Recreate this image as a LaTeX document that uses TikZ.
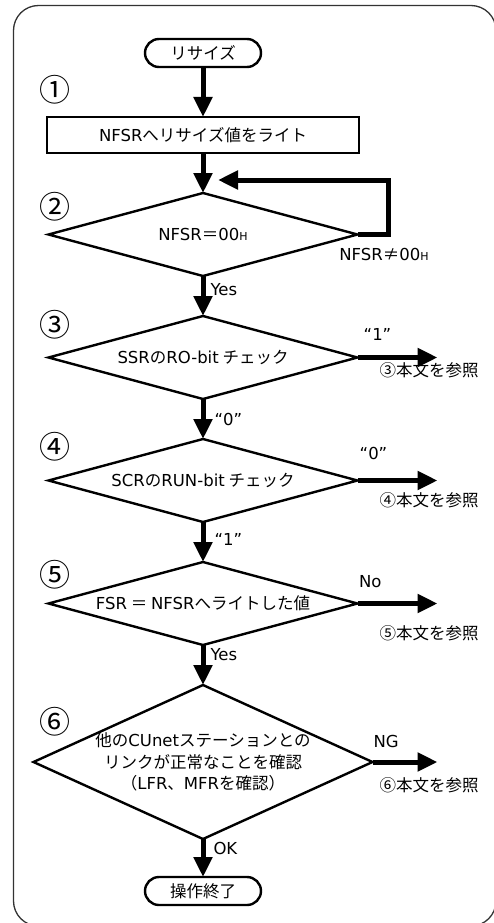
\documentclass[tikz,border=0pt]{standalone}
\usepackage{fontspec}
\setmainfont{Noto Sans CJK JP}
\newfontfamily\latfont{DejaVu Sans}
\newcommand\lt[1]{{\latfont #1}}
\usetikzlibrary{shapes.geometric,arrows.meta,positioning}

\begin{document}
\begin{tikzpicture}[x=1pt, y=-1pt,
  term/.style={draw, line width=2.4pt, rounded corners=14pt, minimum width=116pt,
               minimum height=28pt, inner sep=0pt, outer sep=0pt, font=\fontsize{16.5}{16.5}\selectfont},
  proc/.style={draw, line width=2.4pt, minimum width=312pt, minimum height=36pt,
               inner sep=0pt, outer sep=0pt, font=\fontsize{16.5}{16.5}\selectfont},
  dec/.style={draw, line width=2.4pt, diamond, aspect=3.7, minimum width=309pt,
              minimum height=83pt, inner sep=0pt, outer sep=0pt, font=\fontsize{16.5}{16.5}\selectfont},
  flow/.style={line width=5pt, -{Triangle[length=20pt, width=18pt]}},
  lbl/.style={font=\fontsize{16.5}{16.5}\latfont, inner sep=0pt},
  note/.style={font=\fontsize{16.5}{16.5}\selectfont, inner sep=0pt},
  num/.style={font=\fontsize{31}{31}\selectfont, inner sep=0pt},
  node distance=40pt
]
\useasboundingbox (0,0) rectangle (493,923);
% Frame
\draw[line width=1.3pt, black!80, rounded corners=25pt] (13.5,5.5) rectangle (496,926);
% Start
\node[term] (start) at (203,53) {リサイズ};
\node[proc, below=50pt of start] (write) {\lt{NFSR}へリサイズ値をライト};
% Checks
\node[dec, below=of write] (d2) {\lt{NFSR}＝\lt{00{\fontsize{11}{11}\selectfont H}}};
\node[dec, below=of d2] (d3) {\lt{SSR}の\lt{RO-bit} チェック};
\node[dec, below=of d3] (d4) {\lt{SCR}の\lt{RUN-bit} チェック};
\node[dec, below=of d4] (d5) {\lt{FSR} ＝ \lt{NFSR}へライトした値};
\node[dec, aspect=2.2, minimum width=339pt, minimum height=154pt, below=of d5] (d6) {};
\node[note, align=center, font=\fontsize{16.5}{21.5}\selectfont] (d6t) at (d6)
  {他の\lt{CUnet}ステーションとの\\リンクが正常なことを確認\\（\lt{LFR}、\lt{MFR}を確認）};
% End
\node[term, below=38pt of d6] (stop) {操作終了};
% Step numbers
\node[num] (n1) at (55,90) {①};
\node[num] (n2) at (55,207) {②};
\node[num] (n3) at (55,325) {③};
\node[num] (n4) at (55,447) {④};
\node[num] (n5) at (55,575) {⑤};
\node[num] (n6) at (55,722) {⑥};
% Side exits
\path (d3.east) ++(80,0) coordinate (x3);
\path (d4.east) ++(80,0) coordinate (x4);
\path (d5.east) ++(80,0) coordinate (x5);
\path (d6.east) ++(65,0) coordinate (x6);
\node[note] (r3) at (429,370) {③本文を参照};
\node[note] (r4) at (429,500) {④本文を参照};
\node[note] (r5) at (429,633) {⑤本文を参照};
\node[note] (r6) at (429,785) {⑥本文を参照};
% Loop back
\coordinate (loopx) at (388,180);
\coordinate (back) at (218,180);
\node[note] (neq) at (384,254) {\lt{NFSR}≠\lt{00{\fontsize{11}{11}\selectfont H}}};
% Connections
\draw[flow] (start) -- (write);
\draw[flow] (write) -- (d2);
\draw[flow] (d2.east) -| (loopx) -- (back);
\draw[flow] (d2) -- node[lbl, right=5pt, pos=0.33]{Yes} (d3);
\draw[flow] (d3) -- node[lbl, right=9pt, pos=0.5]{“0”} (d4);
\draw[flow] (d4) -- node[lbl, right=9pt, pos=0.43]{“1”} (d5);
\draw[flow] (d5) -- node[lbl, right=5pt, pos=0.23]{Yes} (d6);
\draw[flow] (d6) -- node[lbl, right=8pt, pos=0.26]{OK} (stop);
\draw[flow] (d3.east) -- node[lbl, above=15pt, pos=0.25]{“1”} (x3);
\draw[flow] (d4.east) -- node[lbl, above=18pt, pos=0.2]{“0”} (x4);
\draw[flow] (d5.east) -- node[lbl, above=13pt, pos=0.16]{No} (x5);
\draw[flow] (d6.east) -- node[lbl, above=12pt, pos=0.21]{NG} (x6);
\end{tikzpicture}
\end{document}
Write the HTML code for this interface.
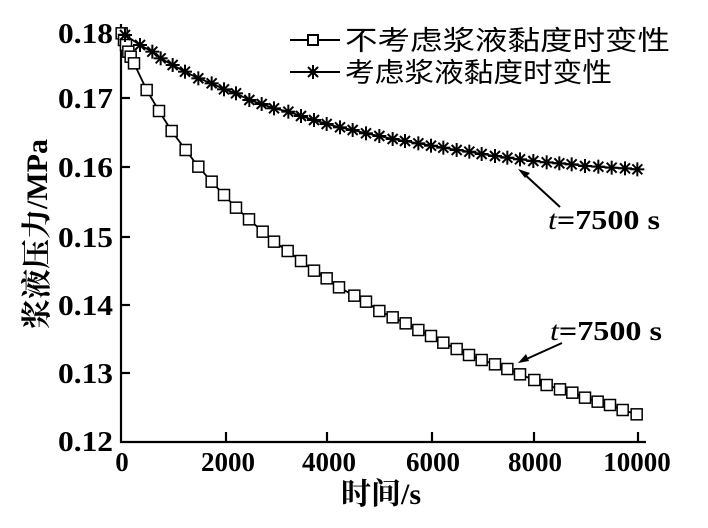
<!DOCTYPE html>
<html><head><meta charset="utf-8"><style>body{margin:0;background:#fff} svg text{font-family:"Liberation Serif","Noto Serif CJK SC",serif;font-weight:bold} .cj{font-family:"Noto Sans CJK SC",sans-serif !important;font-weight:normal !important}</style></head><body>
<svg id="s" width="708" height="523" xmlns="http://www.w3.org/2000/svg">
<rect width="708" height="523" fill="#fff"/>
<g stroke="#000" stroke-width="2.2" fill="none">
<polyline points="121,24 121,442 646,442"/>
<line x1="226" y1="442" x2="226" y2="432"/><line x1="327" y1="442" x2="327" y2="432"/><line x1="432" y1="442" x2="432" y2="432"/><line x1="534" y1="442" x2="534" y2="432"/><line x1="638" y1="442" x2="638" y2="432"/>
<line x1="121" y1="98" x2="130" y2="98"/><line x1="121" y1="167" x2="130" y2="167"/><line x1="121" y1="237" x2="130" y2="237"/><line x1="121" y1="305" x2="130" y2="305"/><line x1="121" y1="373" x2="130" y2="373"/>
</g>
<g font-size="28" text-anchor="end">
<text x="113" y="43" textLength="55" lengthAdjust="spacingAndGlyphs">0.18</text><text x="113" y="108" textLength="55" lengthAdjust="spacingAndGlyphs">0.17</text><text x="113" y="177" textLength="55" lengthAdjust="spacingAndGlyphs">0.16</text><text x="113" y="247" textLength="55" lengthAdjust="spacingAndGlyphs">0.15</text><text x="113" y="315" textLength="55" lengthAdjust="spacingAndGlyphs">0.14</text><text x="113" y="383" textLength="55" lengthAdjust="spacingAndGlyphs">0.13</text><text x="113" y="451" textLength="55" lengthAdjust="spacingAndGlyphs">0.12</text>
</g>
<g font-size="27" text-anchor="middle">
<text x="122" y="471">0</text><text x="228" y="471">2000</text><text x="329" y="471">4000</text><text x="433" y="471">6000</text><text x="535" y="471">8000</text><text x="637" y="471">10000</text>
<text x="381" y="504" font-size="30">时间/s</text>
<text transform="translate(47,234) rotate(-90)" font-size="30">浆液压力/MPa</text>
</g>
<g id="sq"></g><g id="st"></g>
<g stroke="#000" stroke-width="2" fill="none">
<line x1="290" y1="40" x2="340" y2="40"/><rect x="308" y="35" width="10" height="10" fill="#fff"/>
<line x1="290" y1="72" x2="340" y2="72"/>
<line x1="313" y1="65" x2="313" y2="79"/><line x1="306" y1="72" x2="320" y2="72"/><line x1="308" y1="67" x2="318" y2="77"/><line x1="318" y1="67" x2="308" y2="77"/>
<line x1="560" y1="207" x2="522" y2="172"/><line x1="562" y1="343" x2="522" y2="361"/>
</g>
<polygon points="518,169 530,173 525,178" fill="#000"/>
<polygon points="518,363 526,354 529,361" fill="#000"/>
<g font-size="27">
<text class="cj" x="345" y="50" textLength="325" lengthAdjust="spacingAndGlyphs">不考虑浆液黏度时变性</text>
<text class="cj" x="345" y="82" textLength="267" lengthAdjust="spacingAndGlyphs">考虑浆液黏度时变性</text>
</g>
<g font-size="27"><text x="548" y="229" textLength="112" lengthAdjust="spacingAndGlyphs"><tspan font-style="italic" font-weight="normal">t</tspan>=7500 s</text><text x="550" y="340" textLength="112" lengthAdjust="spacingAndGlyphs"><tspan font-style="italic" font-weight="normal">t</tspan>=7500 s</text></g>
</svg>
<script>
var sq=[[5,10],[12,30],[18,45],[25,65],[32,80],[42,100],[80,180],[117,243],[155,303],[197,360],[235,410],[275,455],[312,495],[348,533],[387,568],[428,605],[462,635],[503,663],[543,693],[582,722],[620,745],[657,772],[703,797],[738,815],[778,843],[818,862],[857,880],[895,900],[933,918],[970,938],[1010,957],[1047,975],[1085,990],[1125,1003],[1162,1017],[1200,1033],[1243,1050],[1280,1065],[1320,1078],[1357,1088],[1395,1103],[1433,1115],[1470,1125],[1508,1140],[1550,1153]];
var st=[[15,15],[60,45],[97,65],[122,85],[158,105],[195,125],[235,145],[275,160],[312,178],[348,190],[388,210],[425,222],[462,235],[505,245],[543,258],[582,270],[620,282],[660,292],[698,300],[738,310],[778,318],[818,327],[855,333],[895,340],[933,347],[970,353],[1010,360],[1048,365],[1085,372],[1125,378],[1162,383],[1200,388],[1240,393],[1280,397],[1318,400],[1355,403],[1395,408],[1435,410],[1475,413],[1515,415],[1552,418]];
var ns="http://www.w3.org/2000/svg";
function c(p){return [p[0]/3+120,p[1]/3+30];}
function line(g,pts){var pl=document.createElementNS(ns,"polyline");pl.setAttribute("points",pts.map(function(p){return c(p).join(",")}).join(" "));pl.setAttribute("fill","none");pl.setAttribute("stroke","#000");pl.setAttribute("stroke-width","1.8");g.appendChild(pl);}
var g1=document.getElementById("sq"),g2=document.getElementById("st");
line(g1,sq);line(g2,st);
sq.forEach(function(p){var q=c(p),r=document.createElementNS(ns,"rect");r.setAttribute("x",q[0]-5.5);r.setAttribute("y",q[1]-5.5);r.setAttribute("width",11);r.setAttribute("height",11);r.setAttribute("fill","#fff");r.setAttribute("stroke","#000");r.setAttribute("stroke-width","1.5");g1.appendChild(r);});
st.forEach(function(p){var q=c(p),x=q[0],y=q[1];[[0,-7,0,7],[-7,0,7,0],[-5,-5,5,5],[5,-5,-5,5]].forEach(function(d){var l=document.createElementNS(ns,"line");l.setAttribute("x1",x+d[0]);l.setAttribute("y1",y+d[1]);l.setAttribute("x2",x+d[2]);l.setAttribute("y2",y+d[3]);l.setAttribute("stroke","#000");l.setAttribute("stroke-width","2");g2.appendChild(l);});});
</script>
</body></html>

• • • •

Task objective: Copy out every line where the word "this" occurs.

Right answer:
Recreate this image as a LaTeX document that uses TikZ.
Write the HTML code for this interface.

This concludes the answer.